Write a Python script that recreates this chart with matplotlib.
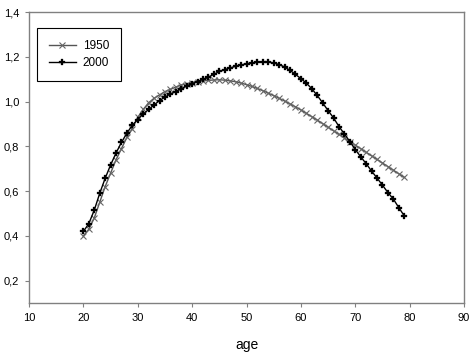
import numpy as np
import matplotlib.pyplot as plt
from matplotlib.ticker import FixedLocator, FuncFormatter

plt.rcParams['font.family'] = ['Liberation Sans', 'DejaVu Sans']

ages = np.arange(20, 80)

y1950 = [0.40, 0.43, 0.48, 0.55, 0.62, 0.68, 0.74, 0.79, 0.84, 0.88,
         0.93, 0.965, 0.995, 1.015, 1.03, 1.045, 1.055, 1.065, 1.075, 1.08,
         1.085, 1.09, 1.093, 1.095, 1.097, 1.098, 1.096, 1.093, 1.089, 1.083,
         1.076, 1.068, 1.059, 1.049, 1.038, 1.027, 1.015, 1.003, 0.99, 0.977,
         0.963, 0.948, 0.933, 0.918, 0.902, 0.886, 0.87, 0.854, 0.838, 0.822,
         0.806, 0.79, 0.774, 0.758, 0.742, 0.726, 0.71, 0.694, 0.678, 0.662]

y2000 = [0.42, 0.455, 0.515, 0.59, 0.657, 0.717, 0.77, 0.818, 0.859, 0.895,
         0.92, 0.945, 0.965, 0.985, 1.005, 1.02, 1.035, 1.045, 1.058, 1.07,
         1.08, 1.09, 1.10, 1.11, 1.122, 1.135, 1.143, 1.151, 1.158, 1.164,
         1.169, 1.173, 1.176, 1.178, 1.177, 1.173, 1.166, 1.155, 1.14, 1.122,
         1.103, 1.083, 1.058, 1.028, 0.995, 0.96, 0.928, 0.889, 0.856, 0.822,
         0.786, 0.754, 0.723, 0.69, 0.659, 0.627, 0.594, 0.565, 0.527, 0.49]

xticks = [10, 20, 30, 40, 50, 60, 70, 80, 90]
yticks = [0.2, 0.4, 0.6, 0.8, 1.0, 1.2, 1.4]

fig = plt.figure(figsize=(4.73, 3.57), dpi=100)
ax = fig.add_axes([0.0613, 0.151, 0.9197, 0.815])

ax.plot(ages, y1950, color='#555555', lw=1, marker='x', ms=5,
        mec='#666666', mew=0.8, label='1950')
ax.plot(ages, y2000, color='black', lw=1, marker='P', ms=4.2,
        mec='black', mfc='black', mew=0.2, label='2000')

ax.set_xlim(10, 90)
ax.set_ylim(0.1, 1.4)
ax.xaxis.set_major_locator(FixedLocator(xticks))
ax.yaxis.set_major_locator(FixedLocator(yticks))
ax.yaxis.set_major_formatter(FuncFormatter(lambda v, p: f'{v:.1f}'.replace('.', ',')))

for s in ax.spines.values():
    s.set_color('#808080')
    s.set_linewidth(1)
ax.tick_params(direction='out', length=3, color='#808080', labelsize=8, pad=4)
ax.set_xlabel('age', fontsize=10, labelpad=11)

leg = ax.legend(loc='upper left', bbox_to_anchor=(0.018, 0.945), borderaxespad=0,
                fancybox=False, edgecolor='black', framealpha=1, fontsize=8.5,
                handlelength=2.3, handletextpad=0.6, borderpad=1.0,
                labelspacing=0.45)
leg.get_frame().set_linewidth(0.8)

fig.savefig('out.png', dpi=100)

...

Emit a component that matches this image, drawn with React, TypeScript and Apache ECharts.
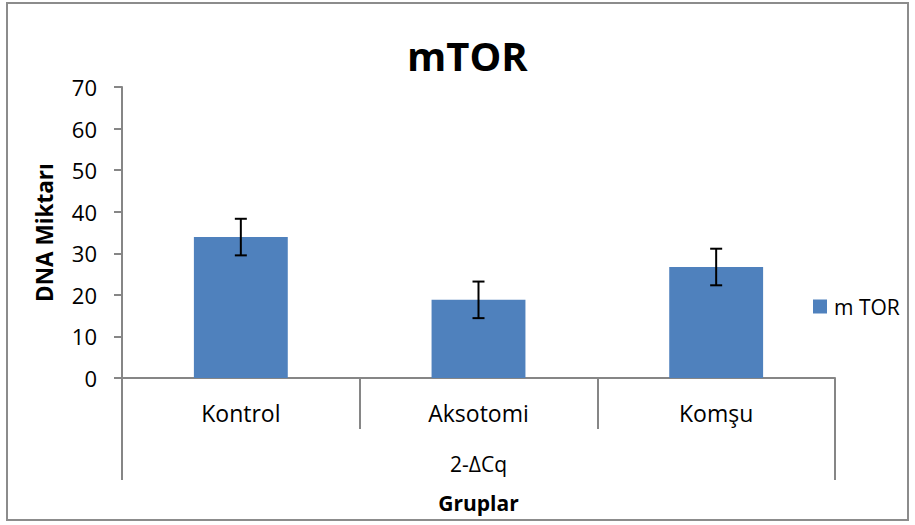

GOAL » Above are the records. Copy word for word only their lines from the one holding "Write a Python" through the one holding "0.694, 0.678, 0.662]", both included, and skip the images.

RESULT FOR THIS EXERCISE »
Write a Python script that recreates this chart with matplotlib.
import numpy as np
import matplotlib.pyplot as plt
from matplotlib.ticker import FixedLocator, FuncFormatter

plt.rcParams['font.family'] = ['Liberation Sans', 'DejaVu Sans']

ages = np.arange(20, 80)

y1950 = [0.40, 0.43, 0.48, 0.55, 0.62, 0.68, 0.74, 0.79, 0.84, 0.88,
         0.93, 0.965, 0.995, 1.015, 1.03, 1.045, 1.055, 1.065, 1.075, 1.08,
         1.085, 1.09, 1.093, 1.095, 1.097, 1.098, 1.096, 1.093, 1.089, 1.083,
         1.076, 1.068, 1.059, 1.049, 1.038, 1.027, 1.015, 1.003, 0.99, 0.977,
         0.963, 0.948, 0.933, 0.918, 0.902, 0.886, 0.87, 0.854, 0.838, 0.822,
         0.806, 0.79, 0.774, 0.758, 0.742, 0.726, 0.71, 0.694, 0.678, 0.662]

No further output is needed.